ECLI:NL:GHSHE:2008:BD9097
Gerechtshof 's-Hertogenbosch
- Raadkamer
- P.A.M. Hendriks
- G.A.M. Stevens
- F.J.M. Walstock
- Rechtspraak.nl
Klacht ex artikel 12 Sv. en vervolging wegens overtreding van artikel 5 Wegenverkeerswet 1994
Op 8 april 2008 heeft het Gerechtshof 's-Hertogenbosch uitspraak gedaan in een zaak waarin klager, de vader van een minderjarige zoon, een klacht indiende op basis van artikel 12 van het Wetboek van Strafvordering. De klacht was gericht tegen de beslissing van de officier van justitie te Breda om niet over te gaan tot vervolging van beklaagde, een politieambtenaar, wegens het aanrijden van de zoon van klager op 6 oktober 2006. Klager had aangifte gedaan van dit voorval, waarbij zijn zoon licht letsel had opgelopen en schade aan zijn bromfiets en helm. De officier van justitie had echter besloten niet te vervolgen wegens onvoldoende bewijs.
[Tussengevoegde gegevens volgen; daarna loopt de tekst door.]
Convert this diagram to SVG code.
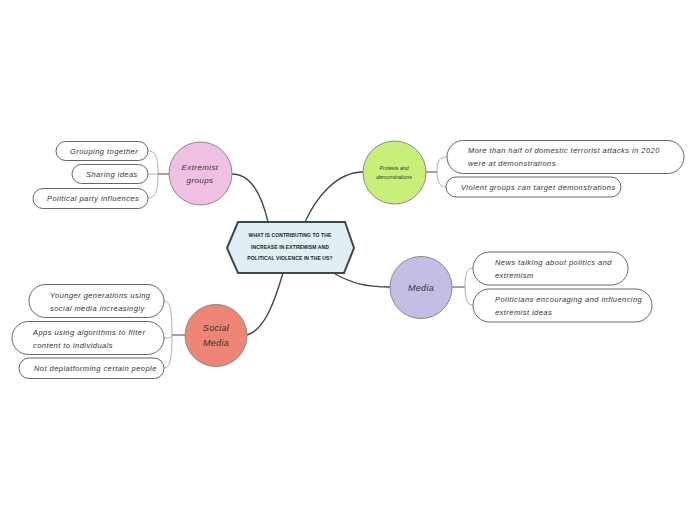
<svg xmlns="http://www.w3.org/2000/svg" width="696" height="520" viewBox="0 0 696 520">
<style>
text{font-family:"Liberation Sans","DejaVu Sans",sans-serif;fill:#333;font-style:italic}
.sub{font-size:7.5px;letter-spacing:0.45px}
.pill{fill:#fff;stroke:#555;stroke-width:0.9}
.main{fill:none;stroke:#444;stroke-width:1.4}
.stem{fill:none;stroke:#666;stroke-width:1.2}
.br{fill:none;stroke:#999;stroke-width:0.8}
.ctr{font-size:5px;font-weight:bold;font-style:normal;letter-spacing:0.1px;fill:#222}
.cir{stroke:#888;stroke-width:1}
</style>
<rect width="696" height="520" fill="#fff"/>
<g id="connectors">
<path class="main" d="M232,174 C252,174 262,196 268,222"/>
<path class="main" d="M363,172 C335,172 315,200 305,222"/>
<path class="main" d="M390,287 C365,287 352,283 335,274"/>
<path class="main" d="M247,335 C265,330 275,300 283,273"/>
<path class="stem" d="M169,174 H158"/>
<path class="br" d="M158,174 C158,158 156,151 148,151 M158,174 H148 M158,174 C158,190 156,198 148,198"/>
<path class="stem" d="M426,172 H437"/>
<path class="br" d="M437,172 C437,160 440,157 447,157 M437,172 C437,182 440,187 446,187"/>
<path class="stem" d="M452,287 H465"/>
<path class="br" d="M465,287 C465,274 467,268 473,268 M465,287 C465,299 467,305 473,305"/>
<path class="stem" d="M185,335 H172"/>
<path class="br" d="M172,335 C172,310 170,301 164,301 M172,335 C172,337 170,338 164,338 M172,335 C172,358 170,368 164,368"/>
</g>
<g id="central">
<polygon points="227,248 238,222 345,222 354,248 344,273 238,273" fill="#e1eef4" stroke="#3c4850" stroke-width="2"/>
<text class="ctr" x="290" y="237" text-anchor="middle">WHAT IS CONTRIBUTING TO THE</text>
<text class="ctr" x="290" y="249" text-anchor="middle">INCREASE IN EXTREMISM AND</text>
<text class="ctr" x="290" y="260" text-anchor="middle">POLITICAL VIOLENCE IN THE US?</text>
</g>
<g id="extremist">
<circle class="cir" cx="200.5" cy="173.5" r="31.5" fill="#f0c0e4"/>
<text x="200" y="170" text-anchor="middle" font-size="8" letter-spacing="0.4">Extremist</text>
<text x="200" y="183" text-anchor="middle" font-size="8" letter-spacing="0.4">groups</text>
</g>
<g id="ext1"><rect class="pill" x="56" y="141.5" width="92" height="19" rx="9.5"/><text class="sub" x="70" y="154">Grouping together</text></g>
<g id="ext2"><rect class="pill" x="72" y="164.5" width="76" height="19" rx="9.5"/><text class="sub" x="86" y="177">Sharing ideas</text></g>
<g id="ext3"><rect class="pill" x="33" y="188.5" width="115" height="20" rx="10"/><text class="sub" x="47" y="201">Political party influences</text></g>
<g id="protests">
<circle class="cir" cx="394.5" cy="172.5" r="31.5" fill="#c9ef7b"/>
<text x="394" y="170" text-anchor="middle" font-size="5.2">Protests and</text>
<text x="394" y="179" text-anchor="middle" font-size="5.2">demonstrations</text>
</g>
<g id="pro1"><rect class="pill" x="447" y="140.5" width="237" height="33" rx="16.5"/><text class="sub" x="468" y="152.5">More than half of domestic terrorist attacks in 2020</text><text class="sub" x="468" y="165.5">were at demonstrations</text></g>
<g id="pro2"><rect class="pill" x="446" y="177" width="175" height="20" rx="10"/><text class="sub" x="461" y="190">Violent groups can target demonstrations</text></g>
<g id="media">
<circle class="cir" cx="421" cy="287.5" r="31" fill="#c5bde3"/>
<text x="421" y="291" text-anchor="middle" font-size="9" letter-spacing="0.3">Media</text>
</g>
<g id="med1"><rect class="pill" x="473" y="252" width="155" height="33" rx="16.5"/><text class="sub" x="495" y="265">News talking about politics and</text><text class="sub" x="495" y="278">extremism</text></g>
<g id="med2"><rect class="pill" x="473" y="289" width="179" height="33" rx="16.5"/><text class="sub" x="495" y="302">Politicians encouraging and influencing</text><text class="sub" x="495" y="315">extremist ideas</text></g>
<g id="social">
<circle class="cir" cx="216" cy="335.5" r="31" fill="#ee8577"/>
<text x="216" y="331" text-anchor="middle" font-size="9" letter-spacing="0.3">Social</text>
<text x="216" y="346" text-anchor="middle" font-size="9" letter-spacing="0.3">Media</text>
</g>
<g id="soc1"><rect class="pill" x="29" y="284.5" width="135" height="33" rx="16.5"/><text class="sub" x="50" y="298">Younger generations using</text><text class="sub" x="50" y="311">social media increasingly</text></g>
<g id="soc2"><rect class="pill" x="12" y="321.5" width="152" height="33" rx="16.5"/><text class="sub" x="33" y="335">Apps using algorithms to filter</text><text class="sub" x="33" y="348">content to individuals</text></g>
<g id="soc3"><rect class="pill" x="19" y="358" width="145" height="20.5" rx="10"/><text class="sub" x="34" y="371">Not deplatforming certain people</text></g>
</svg>
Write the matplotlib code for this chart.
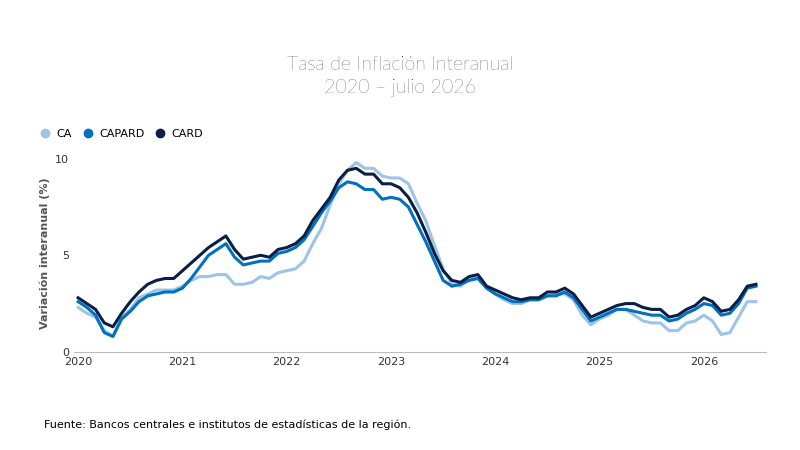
"""Tasa de inflación interanual CA / CAPARD / CARD, 2020 - julio 2026."""
import matplotlib
matplotlib.use("Agg")
import matplotlib.pyplot as plt
import numpy as np
from matplotlib.lines import Line2D

FIG_BG = "#ffffff"
C_CA, C_CAPARD, C_CARD = "#9dc3e6", "#0070c0", "#0b1f44"

# monthly series, Jan 2020 .. Jul 2026
CARD = [2.8, 2.5, 2.2, 1.5, 1.3, 2.0, 2.6, 3.1, 3.5, 3.7, 3.8, 3.8,
        4.2, 4.6, 5.0, 5.4, 5.7, 6.0, 5.3, 4.8, 4.9, 5.0, 4.9, 5.3,
        5.4, 5.6, 6.0, 6.8, 7.4, 8.0, 8.9, 9.4, 9.5, 9.2, 9.2, 8.7,
        8.7, 8.5, 8.0, 7.2, 6.2, 5.1, 4.2, 3.7, 3.6, 3.9, 4.0, 3.4,
        3.2, 3.0, 2.8, 2.7, 2.8, 2.8, 3.1, 3.1, 3.3, 3.0, 2.4, 1.8,
        2.0, 2.2, 2.4, 2.5, 2.5, 2.3, 2.2, 2.2, 1.8, 1.9, 2.2, 2.4,
        2.8, 2.6, 2.1, 2.2, 2.7, 3.4, 3.5]
CAPARD = [2.6, 2.3, 1.9, 1.0, 0.8, 1.7, 2.1, 2.6, 2.9, 3.0, 3.1, 3.1,
          3.3, 3.8, 4.4, 5.0, 5.3, 5.6, 4.9, 4.5, 4.6, 4.7, 4.7, 5.1,
          5.2, 5.4, 5.8, 6.5, 7.2, 7.8, 8.5, 8.8, 8.7, 8.4, 8.4, 7.9,
          8.0, 7.9, 7.5, 6.6, 5.7, 4.7, 3.7, 3.4, 3.5, 3.7, 3.8, 3.3,
          3.0, 2.8, 2.6, 2.6, 2.7, 2.7, 2.9, 2.9, 3.1, 2.8, 2.2, 1.6,
          1.8, 2.0, 2.2, 2.2, 2.1, 2.0, 1.9, 1.9, 1.6, 1.7, 2.0, 2.2,
          2.5, 2.4, 1.9, 2.0, 2.5, 3.3, 3.4]
CA = [2.3, 2.0, 1.8, 1.1, 0.8, 1.8, 2.2, 2.8, 3.0, 3.2, 3.2, 3.2,
      3.4, 3.7, 3.9, 3.9, 4.0, 4.0, 3.5, 3.5, 3.6, 3.9, 3.8, 4.1,
      4.2, 4.3, 4.7, 5.6, 6.4, 7.6, 8.7, 9.4, 9.8, 9.5, 9.5, 9.1,
      9.0, 9.0, 8.7, 7.7, 6.8, 5.5, 4.3, 3.5, 3.4, 3.8, 3.8, 3.3,
      3.0, 2.7, 2.5, 2.5, 2.7, 2.7, 2.9, 3.0, 3.0, 2.7, 1.9, 1.4,
      1.7, 1.9, 2.2, 2.2, 1.9, 1.6, 1.5, 1.5, 1.1, 1.1, 1.5, 1.6,
      1.9, 1.6, 0.9, 1.0, 1.8, 2.6, 2.6]
x = 2020 + np.arange(len(CARD)) / 12

fig, ax = plt.subplots(figsize=(8, 4.5), dpi=100)
fig.patch.set_facecolor(FIG_BG)
fig.subplots_adjust(left=0.0925, right=0.958, top=0.656, bottom=0.218)

ax.plot(x, CA, color=C_CA, lw=2.2)
ax.plot(x, CAPARD, color=C_CAPARD, lw=2.2)
ax.plot(x, CARD, color=C_CARD, lw=2.2)

ax.set_xlim(2019.96, 2026.6); ax.set_ylim(0, 10.2)
ax.set_yticks([0, 5, 10]); ax.set_xticks(range(2020, 2027))
ax.tick_params(labelsize=8, colors="#333", length=0)
for s in ["top", "right", "left"]:
    ax.spines[s].set_visible(False)
ax.spines["bottom"].set_color("#bbb")
ax.set_ylabel("Variación interanual (%)", fontsize=8, color="#555", weight="bold")

# title + legend
fig.text(0.5, 0.83, "Tasa de Inflación Interanual\n2020 – julio 2026", ha="center", va="center",
         fontsize=14, family="Lato", weight="light", linespacing=1.3)
handles = [Line2D([], [], marker="o", ls="", color=c, markersize=6) for c in (C_CA, C_CAPARD, C_CARD)]
fig.legend(handles, ["CA", "CAPARD", "CARD"], loc="upper left", bbox_to_anchor=(0.03, 0.735),
           ncol=3, frameon=False, fontsize=8, handletextpad=0.05, columnspacing=0.4)

fig.text(0.055, 0.05, "Fuente: Bancos centrales e institutos de estadísticas de la región.", fontsize=8)

plt.savefig("out.png", facecolor=FIG_BG)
Nadat klager op 6 juli 2007 een klaagschrift indiende, werd de zaak behandeld in raadkamer. De advocaat-generaal adviseerde het hof om het beklag af te wijzen. Echter, het hof besloot op 12 februari 2008 om beklaagde op te roepen voor een hoorzitting. Op 11 maart 2008 verscheen beklaagde niet, zonder opgaaf van redenen, wat het hof verhinderde om te beoordelen of zijn handelen binnen de grenzen van een juiste functie-uitoefening viel.
Gelet op de omstandigheden en de aanwijzingen in het dossier, oordeelde het hof dat er voldoende grond was om het beklag gegrond te verklaren. Het hof beval de vervolging van beklaagde ter zake van overtreding van artikel 5 van de Wegenverkeerswet 1994, omdat het hof niet kon vaststellen of beklaagde zich correct had gedragen in de gegeven situatie. De beslissing werd genomen in aanwezigheid van klager en zijn gemachtigde, en de uitspraak werd gedaan door de voorzitter en twee raadsheren, met de griffier aanwezig.